14A • Try To be Strong

4.5K 664 89
                                    

🍬🍬 ------------------------------
believe that God created you for me to love. He picked you out from all the rest cause He knew I'd love you the best
------------------------------ 🍬🍬

-- happy reading --
مرنتىن نىاكار

DIADUK perasaan kecewa. Tak bisa dipungkiri rasa itu tiba-tiba datang dan menyapa. Meskipun sesungguhnya tahu bahwa roda kehidupan selalu berputar dengan sempurna. Hawwaiz masih belum beranjak dari tempatnya berdiri meski mobil yang ditumpangi oleh Arfan dan Vira sudah tidak lagi terlihat matanya.

Jika itu merupakan hukuman sekaligus tantangan, tentu saja Hawwaiz akan senang hati menerimanya. Namun, ketika semua terasa seolah menghempaskan Hawwaiz layaknya sepah yang harus dibuang, tentu saja hatinya tidak bisa menerima.

Hawwaiz memilih segera menuju ke hotel yang telah di pesannya. Melupakan rasa lapar yang mendera karena insiden yang tidak mengenakkan hatinya. Takdir seolah mengajaknya bercanda atau dia yang terlebih dulu memancing amarah semesta.

Andai dulu aku lebih mendengarkan apa kata Daddy, mungkin nggak akan pernah ada penyesalan seperti ini.
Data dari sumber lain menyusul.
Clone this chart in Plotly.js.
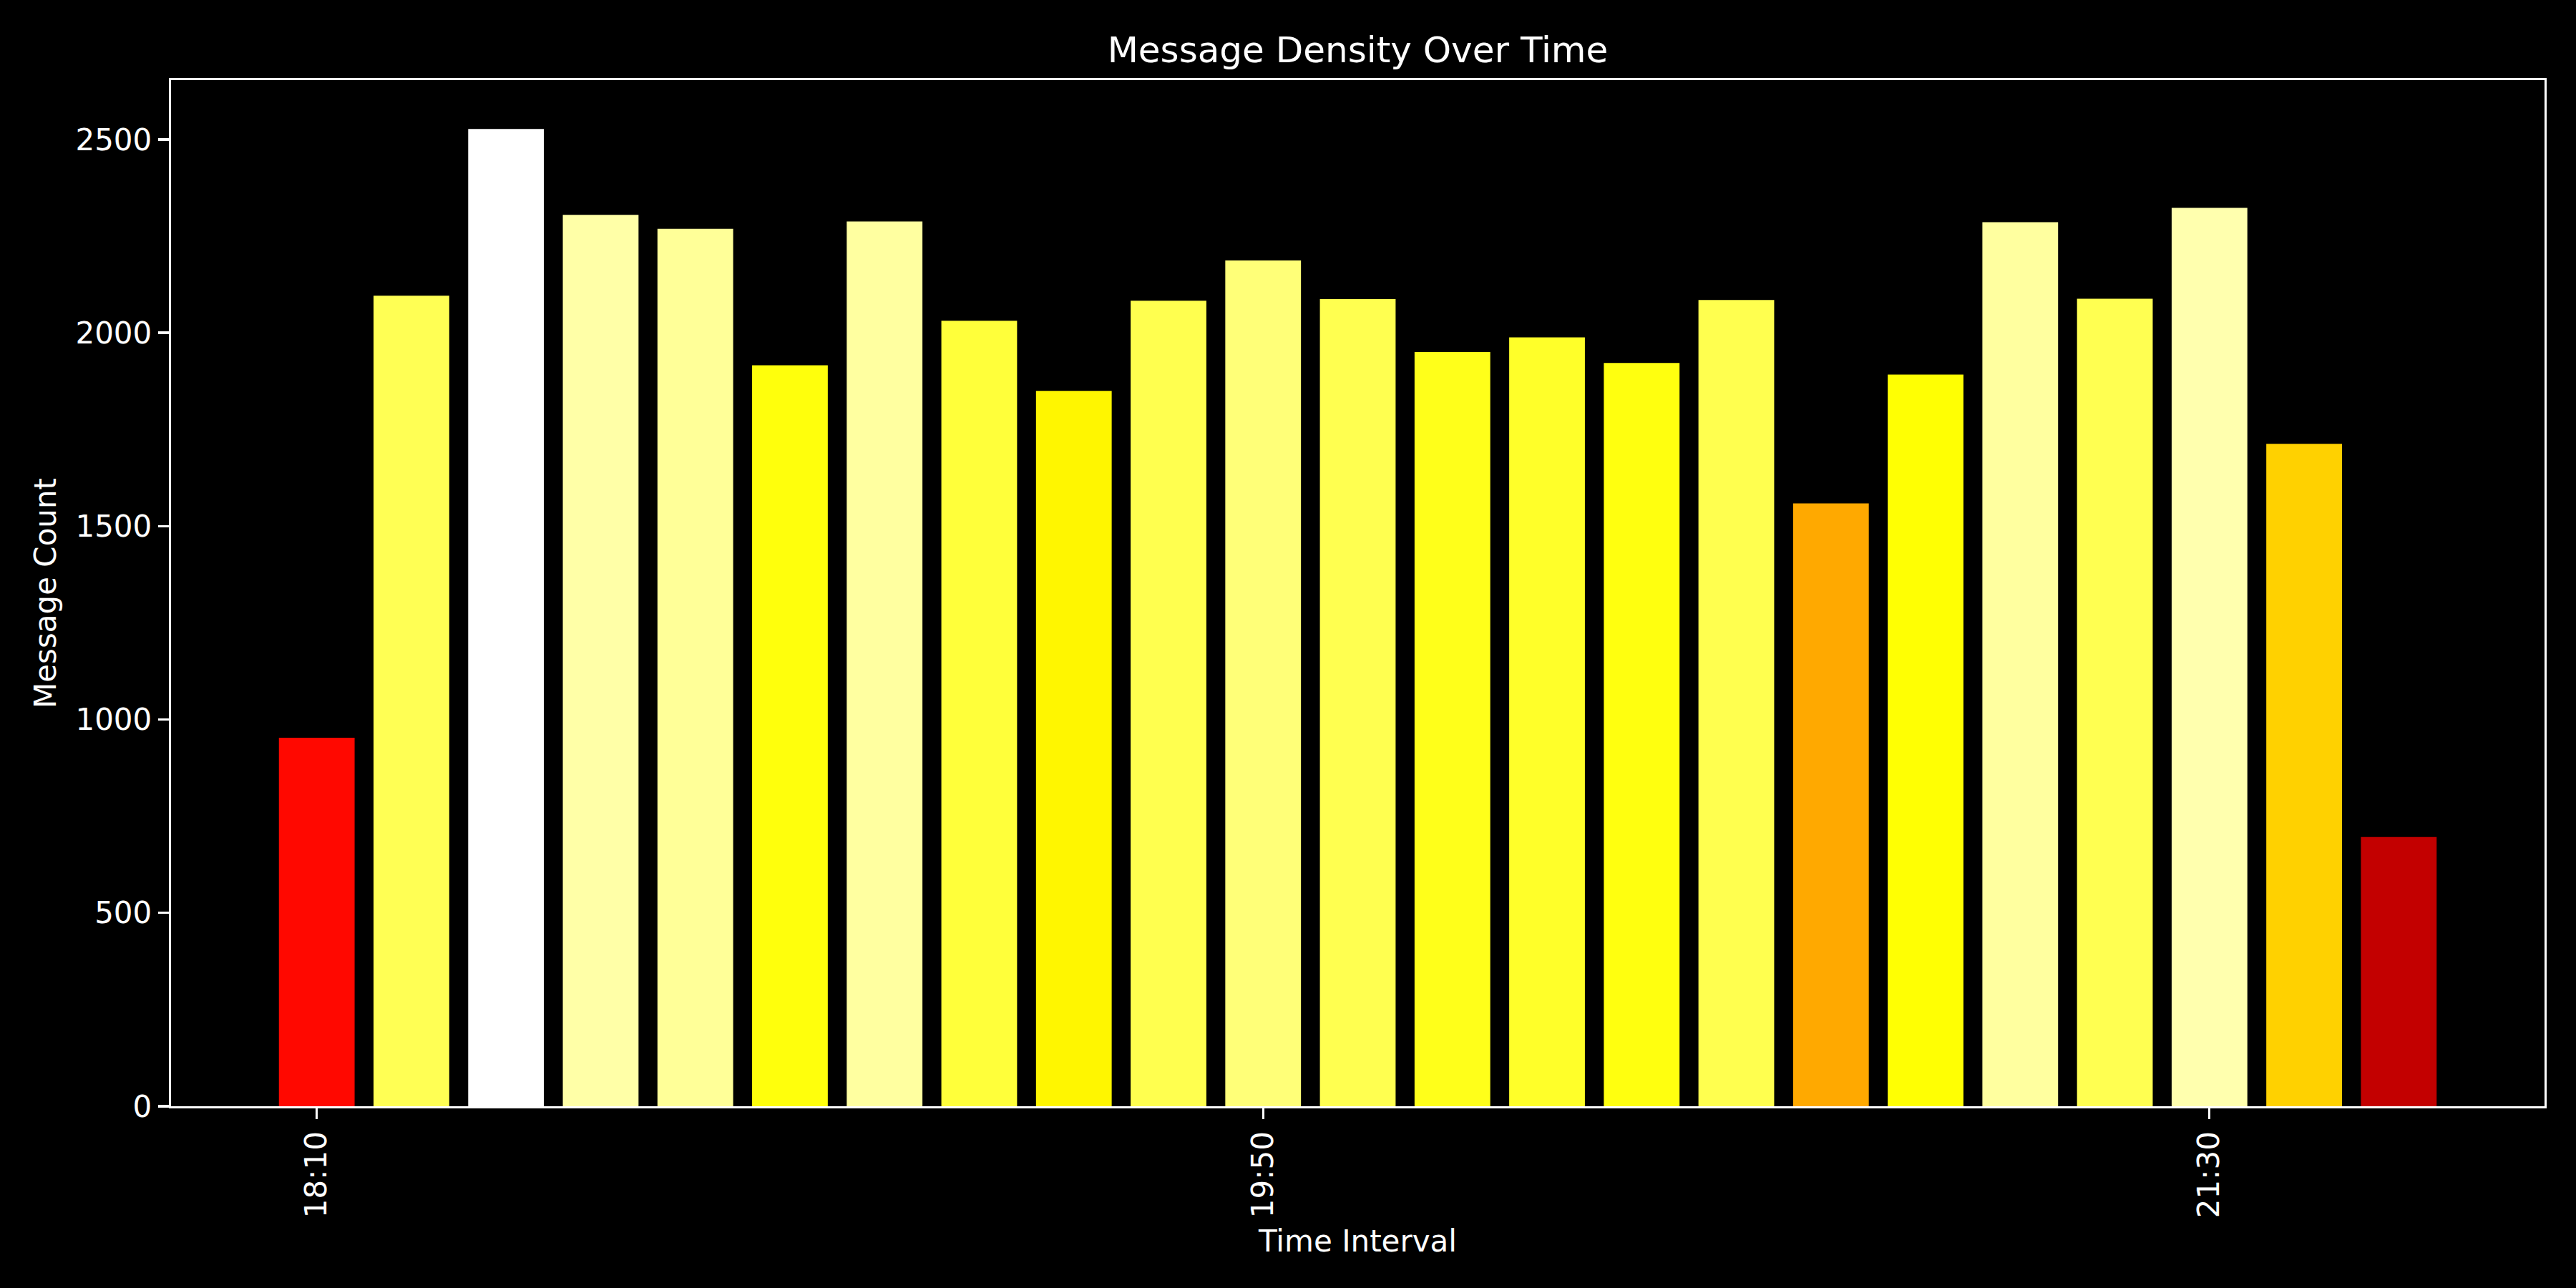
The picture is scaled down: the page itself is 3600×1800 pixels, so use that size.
<!DOCTYPE html>
<html>
<head>
<meta charset="utf-8">
<script src="https://cdn.plot.ly/plotly-3.0.1.min.js"></script>
<style>html,body{margin:0;padding:0;background:#000;}</style>
</head>
<body>
<div id="chart" style="width:3600px;height:1800px;"></div>
<script>
// Data
const timeLabels = ["18:10","18:20","18:30","18:40","18:50","19:00","19:10","19:20","19:30","19:40",
                    "19:50","20:00","20:10","20:20","20:30","20:40","20:50","21:00","21:10","21:20",
                    "21:30","21:40","21:50"];
const messageCounts = [953, 2096, 2527, 2305, 2269, 1916, 2288, 2031, 1850, 2083,
                       2187, 2087, 1950, 1988, 1922, 2085, 1559, 1892, 2286, 2088,
                       2323, 1713, 696];
const tickLabels = ["18:10", "19:50", "21:30"];

const maxCount = Math.max(...messageCounts);
const n = timeLabels.length;
const barWidth = 0.8;
const span = (n - 1) + barWidth;
const xMin = -barWidth / 2 - 0.05 * span;
const xMax = (n - 1) + barWidth / 2 + 0.05 * span;

// matplotlib "hot" colormap
const hotScale = [
  [0, 'rgb(11,0,0)'],
  [0.365079, 'rgb(255,0,0)'],
  [0.746032, 'rgb(255,255,0)'],
  [1, 'rgb(255,255,255)']
];

const font = "DejaVu Sans, sans-serif";
const white = "#ffffff";

const trace = {
  type: 'bar',
  x: timeLabels,
  y: messageCounts,
  width: barWidth,
  marker: {
    color: messageCounts,
    colorscale: hotScale,
    cmin: 0,
    cmax: maxCount,
    showscale: false,
    line: {width: 0}
  },
  hoverinfo: 'x+y'
};

const layout = {
  width: 3600,
  height: 1800,
  paper_bgcolor: '#000000',
  plot_bgcolor: '#000000',
  margin: {l: 239, r: 44, t: 112, b: 254, pad: 0},
  showlegend: false,
  font: {family: font, color: white, size: 42},
  title: {
    text: 'Message Density Over Time',
    font: {family: font, size: 50, color: white},
    x: 0.5, xref: 'paper', xanchor: 'center',
    y: 1, yref: 'paper', yanchor: 'bottom',
    pad: {b: 25}
  },
  xaxis: {
    type: 'category',
    range: [xMin, xMax],
    tickmode: 'array',
    tickvals: tickLabels,
    ticktext: tickLabels,
    tickangle: -90,
    ticks: 'outside',
    ticklen: 15,
    tickwidth: 3.3,
    tickcolor: white,
    tickfont: {family: font, size: 42, color: white},
    showgrid: false,
    zeroline: false,
    showline: true,
    linecolor: white,
    linewidth: 3.3,
    mirror: true,
    automargin: false,
    title: {text: 'Time Interval', font: {family: font, size: 42, color: white}, standoff: 19}
  },
  yaxis: {
    range: [0, maxCount * 1.05],
    tickmode: 'array',
    tickvals: [0, 500, 1000, 1500, 2000, 2500],
    ticks: 'outside',
    ticklen: 15,
    tickwidth: 3.3,
    tickcolor: white,
    tickfont: {family: font, size: 42, color: white},
    showgrid: false,
    zeroline: false,
    showline: true,
    linecolor: white,
    linewidth: 3.3,
    mirror: true,
    automargin: false,
    title: {text: 'Message Count', font: {family: font, size: 42, color: white}, standoff: 14}
  },
  bargap: 0.2
};

Plotly.newPlot('chart', [trace], layout, {displayModeBar: false, staticPlot: true});
</script>
</body>
</html>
Hawwaiz menghela napasnya dalam-dalam. Renungannya malam ini bukan hanya tentang masa depannya dengan Vira, tetapi juga hubungan keluarga mereka yang telah bersatu dengan pernikahan Aftab dan Ayya sebelumnya.

Hawwaiz menimbang gawainya, dia ingin bertanya kepada iparnya, tapi logika lebih menguasai otak cerdasnya. Aftab pasti sangat sibuk dengan persiapan sidang doktoral dan juga merawat kakaknya. Namun, saat semua terasa rumit, tiba-tiba gawai Hawwaiz bergetar dan nama Hanif membuat bibirnya tersungging untuk menampilkan senyuman meski sangat tipis.
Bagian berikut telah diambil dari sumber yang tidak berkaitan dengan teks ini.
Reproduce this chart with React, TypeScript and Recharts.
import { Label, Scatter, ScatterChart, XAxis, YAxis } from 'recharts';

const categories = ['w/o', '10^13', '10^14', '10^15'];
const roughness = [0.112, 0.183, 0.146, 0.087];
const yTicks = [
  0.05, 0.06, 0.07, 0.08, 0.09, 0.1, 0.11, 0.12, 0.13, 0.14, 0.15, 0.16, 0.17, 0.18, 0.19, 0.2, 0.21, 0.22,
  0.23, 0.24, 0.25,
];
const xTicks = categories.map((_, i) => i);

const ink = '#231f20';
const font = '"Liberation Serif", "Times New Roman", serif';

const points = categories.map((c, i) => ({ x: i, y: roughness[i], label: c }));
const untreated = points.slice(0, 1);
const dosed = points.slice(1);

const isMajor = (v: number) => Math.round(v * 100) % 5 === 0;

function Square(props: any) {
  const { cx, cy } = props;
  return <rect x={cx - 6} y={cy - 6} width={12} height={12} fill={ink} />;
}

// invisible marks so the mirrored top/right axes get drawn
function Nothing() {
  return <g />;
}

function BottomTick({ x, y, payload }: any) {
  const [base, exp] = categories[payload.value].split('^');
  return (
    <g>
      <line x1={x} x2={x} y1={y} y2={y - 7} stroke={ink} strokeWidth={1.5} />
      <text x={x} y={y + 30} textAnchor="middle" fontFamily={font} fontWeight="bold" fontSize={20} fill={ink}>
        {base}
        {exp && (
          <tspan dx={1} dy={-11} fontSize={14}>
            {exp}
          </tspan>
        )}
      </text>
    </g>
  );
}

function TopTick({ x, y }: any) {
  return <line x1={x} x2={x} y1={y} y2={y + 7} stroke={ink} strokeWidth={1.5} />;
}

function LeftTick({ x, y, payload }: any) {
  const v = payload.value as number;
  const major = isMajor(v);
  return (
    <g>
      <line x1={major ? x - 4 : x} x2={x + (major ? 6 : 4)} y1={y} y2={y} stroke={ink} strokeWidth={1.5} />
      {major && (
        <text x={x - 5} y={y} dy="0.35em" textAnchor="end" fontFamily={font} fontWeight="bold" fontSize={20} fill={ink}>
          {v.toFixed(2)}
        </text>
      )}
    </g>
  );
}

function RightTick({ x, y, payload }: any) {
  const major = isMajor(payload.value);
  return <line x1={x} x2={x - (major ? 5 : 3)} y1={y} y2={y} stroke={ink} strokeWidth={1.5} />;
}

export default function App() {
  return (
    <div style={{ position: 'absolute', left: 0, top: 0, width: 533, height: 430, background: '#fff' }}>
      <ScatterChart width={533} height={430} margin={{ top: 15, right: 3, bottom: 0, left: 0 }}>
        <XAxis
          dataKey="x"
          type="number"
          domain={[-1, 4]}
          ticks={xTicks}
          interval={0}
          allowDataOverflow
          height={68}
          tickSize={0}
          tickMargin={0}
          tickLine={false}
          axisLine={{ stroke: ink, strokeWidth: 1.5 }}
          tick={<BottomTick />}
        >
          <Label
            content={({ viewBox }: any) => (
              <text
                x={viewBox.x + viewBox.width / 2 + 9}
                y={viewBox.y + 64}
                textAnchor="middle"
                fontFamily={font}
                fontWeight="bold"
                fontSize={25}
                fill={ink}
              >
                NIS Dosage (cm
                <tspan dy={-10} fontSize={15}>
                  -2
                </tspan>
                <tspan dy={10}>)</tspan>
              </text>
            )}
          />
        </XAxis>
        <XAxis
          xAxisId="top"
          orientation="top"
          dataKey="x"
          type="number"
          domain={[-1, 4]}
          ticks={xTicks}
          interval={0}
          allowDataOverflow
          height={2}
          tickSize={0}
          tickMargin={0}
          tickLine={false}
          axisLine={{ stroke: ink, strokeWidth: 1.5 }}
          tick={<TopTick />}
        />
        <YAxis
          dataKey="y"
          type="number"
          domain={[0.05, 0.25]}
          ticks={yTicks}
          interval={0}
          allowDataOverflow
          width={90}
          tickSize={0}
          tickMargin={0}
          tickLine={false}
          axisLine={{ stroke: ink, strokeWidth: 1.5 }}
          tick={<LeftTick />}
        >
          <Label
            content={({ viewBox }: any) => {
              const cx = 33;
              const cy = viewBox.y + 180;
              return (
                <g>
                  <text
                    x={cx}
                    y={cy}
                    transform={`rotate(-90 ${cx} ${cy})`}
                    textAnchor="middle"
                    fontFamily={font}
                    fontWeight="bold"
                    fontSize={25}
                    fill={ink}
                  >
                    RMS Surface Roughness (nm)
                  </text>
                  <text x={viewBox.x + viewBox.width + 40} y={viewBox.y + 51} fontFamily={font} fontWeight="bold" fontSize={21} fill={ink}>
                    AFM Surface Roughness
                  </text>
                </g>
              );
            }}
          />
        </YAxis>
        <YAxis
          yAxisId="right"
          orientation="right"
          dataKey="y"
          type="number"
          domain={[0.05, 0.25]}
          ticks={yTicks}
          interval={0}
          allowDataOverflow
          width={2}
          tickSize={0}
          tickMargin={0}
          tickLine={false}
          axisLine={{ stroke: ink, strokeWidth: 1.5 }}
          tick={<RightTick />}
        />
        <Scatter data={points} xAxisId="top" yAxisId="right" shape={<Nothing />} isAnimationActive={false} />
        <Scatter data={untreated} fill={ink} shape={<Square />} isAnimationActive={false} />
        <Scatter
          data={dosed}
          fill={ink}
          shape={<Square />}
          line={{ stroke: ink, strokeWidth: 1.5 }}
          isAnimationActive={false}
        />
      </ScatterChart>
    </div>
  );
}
"Gimana urusan dengan Ormond Hospital?" Hanif yang selalu perhatian kepada adik-adiknya tidak lupa mengontrol setiap kegiatan penting mereka.

"Baik, Mas. Hari ini harusnya sudah selesai tapi karena SDMnya nggak ada jadi besok pagi aku disuruh kembali ke sana lagi," jawab Hawwaiz.
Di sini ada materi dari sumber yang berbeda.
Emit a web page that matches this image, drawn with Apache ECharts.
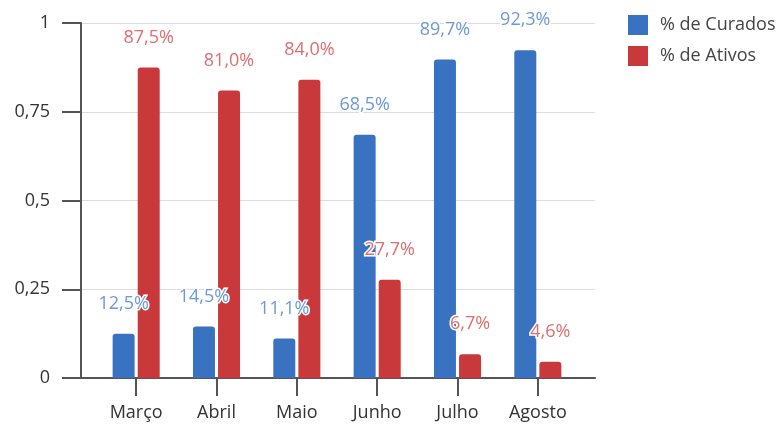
<!DOCTYPE html>
<html>
<head>
<meta charset="utf-8">
<script src="https://cdn.jsdelivr.net/npm/echarts@6/dist/echarts.min.js"></script>
<style>html,body{margin:0;padding:0;background:#fff}#c{width:784px;height:432px}</style>
</head>
<body>
<div id="c"></div>
<script>
const categories = ['Março', 'Abril', 'Maio', 'Junho', 'Julho', 'Agosto'];
const curados = [0.125, 0.145, 0.111, 0.685, 0.897, 0.923];
const ativos = [0.875, 0.810, 0.840, 0.277, 0.067, 0.046];
const seriesNames = ['% de Curados', '% de Ativos'];

const fmtNum = v => String(v).replace('.', ',');
const fmtPct = p => (p.value * 100).toFixed(1).replace('.', ',') + '%';
const FONT = '"Open Sans", sans-serif';

const chart = echarts.init(document.getElementById('c'), null, {renderer: 'canvas'});
chart.setOption({
  animation: false,
  backgroundColor: '#fff',
  textStyle: {fontFamily: FONT},
  legend: {
    orient: 'vertical', left: 623, top: 10,
    itemWidth: 20, itemHeight: 20, itemGap: 11,
    icon: 'rect',
    textStyle: {fontSize: 18, color: '#444', fontFamily: FONT, padding: [0, 0, 0, 7]},
    data: seriesNames
  },
  grid: [
    {left: 96, right: 206, top: 23, bottom: 54},
    {left: 81, right: 189, top: 23, bottom: 54}
  ],
  xAxis: [
    {type: 'category', gridIndex: 0, data: categories,
     axisLine: {show: false},
     axisTick: {show: true, alignWithLabel: true, length: 18, lineStyle: {color: '#555', width: 2}},
     axisLabel: {margin: 26, fontSize: 18, color: '#333', fontFamily: FONT},
     splitLine: {show: false}},
    {type: 'value', gridIndex: 1, min: 0, max: 1,
     axisLine: {show: true, onZero: false, lineStyle: {color: '#555', width: 2}},
     axisTick: {show: false}, axisLabel: {show: false}, splitLine: {show: false}}
  ],
  yAxis: [
    {type: 'value', gridIndex: 0, min: 0, max: 1, show: false},
    {type: 'value', gridIndex: 1, min: 0, max: 1, interval: 0.25,
     axisLine: {show: true, lineStyle: {color: '#555', width: 2}},
     axisTick: {show: true, length: 19, lineStyle: {color: '#555', width: 2}},
     axisLabel: {margin: 31, fontSize: 18, color: '#333', fontFamily: FONT, formatter: fmtNum},
     splitLine: {show: true, lineStyle: {color: '#dcdcdc', width: 1}}}
  ],
  series: [
    {name: seriesNames[0], type: 'bar', xAxisIndex: 0, yAxisIndex: 0, data: curados,
     barWidth: 22, barGap: '14%',
     itemStyle: {color: '#3a72c2', borderRadius: [3, 3, 0, 0]},
     label: {show: true, position: 'top', distance: 21, formatter: fmtPct,
             fontSize: 18, color: '#6b9ad6', fontFamily: FONT,
             textBorderColor: '#fff', textBorderWidth: 3}},
    {name: seriesNames[1], type: 'bar', xAxisIndex: 0, yAxisIndex: 0, data: ativos,
     barWidth: 22, barGap: '14%',
     itemStyle: {color: '#c9393b', borderRadius: [3, 3, 0, 0]},
     label: {show: true, position: 'top', distance: 21, formatter: fmtPct,
             fontSize: 18, color: '#e06e6e', fontFamily: FONT,
             textBorderColor: '#fff', textBorderWidth: 3}}
  ]
});
</script>
</body>
</html>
"Lalu sekarang kamu di London apa di Oxford?"

"Capek juga kalau harus bolak balik London-Oxford, aku menginap di London."

Mendengar jawaban sang adik, seketika Hanif meminta perubahan panggilan video.

"Astagfirullah, Mas. Aku di hotel ini, sendirian. Nggak percaya amat sih!" seru Hawwaiz.

"Bukan begitu, tapi Mas memiliki tanggung jawab untuk memastikan." Hanif terlihat tersenyum tipis kepada Hawwaiz. "Matamu bengkak kenapa? Habis nangis?"

Hawwaiz berdeceh perlahan lalu tersenyum miring pada Hanif. Kalaupun dia harus menangis tentu saja tidak akan membaginya pada Hanif semudah ini.

"Jangan mengalihkan topiklah, Mas. I'm okay, What's wrong you calling me this early morning?"

Hanif tertawa mendengarnya. Adik kecilnya ini kalau mode serius mengalahkan dirinya. Di London memang masih menjelang tengah malam, tapi di Indonesia Hanif baru saja melaksanakan salat Subuh.

"Ada kalanya insting saudara itu jauh lebih peka dibandingkan dengan orang tua. What's wrong with you?" kata Hanif.

"Nothing," jawab Hawwaiz singkat.

Hanif tertawa lebar sesaat lalu mengernyitkan keningnya mulai serius. Pagi ini dia menelepon Hawwaiz karena mendapatkan kabar dari Ayya bahwa mertuanya sedang berada di London. Sedikit cerita dari adik perempuannya itu bahwa sang mertua datang dengan membawa misi mendekatkan Vira dengan atasannya.

"Dik, kamu beneran nggak apa-apa?" tanya Hanif.

Hawwaiz menyeringai heran. Tidak biasanya kakak sulung sedingin salju itu menatapnya sendu seperti yang dilakukannya pagi itu.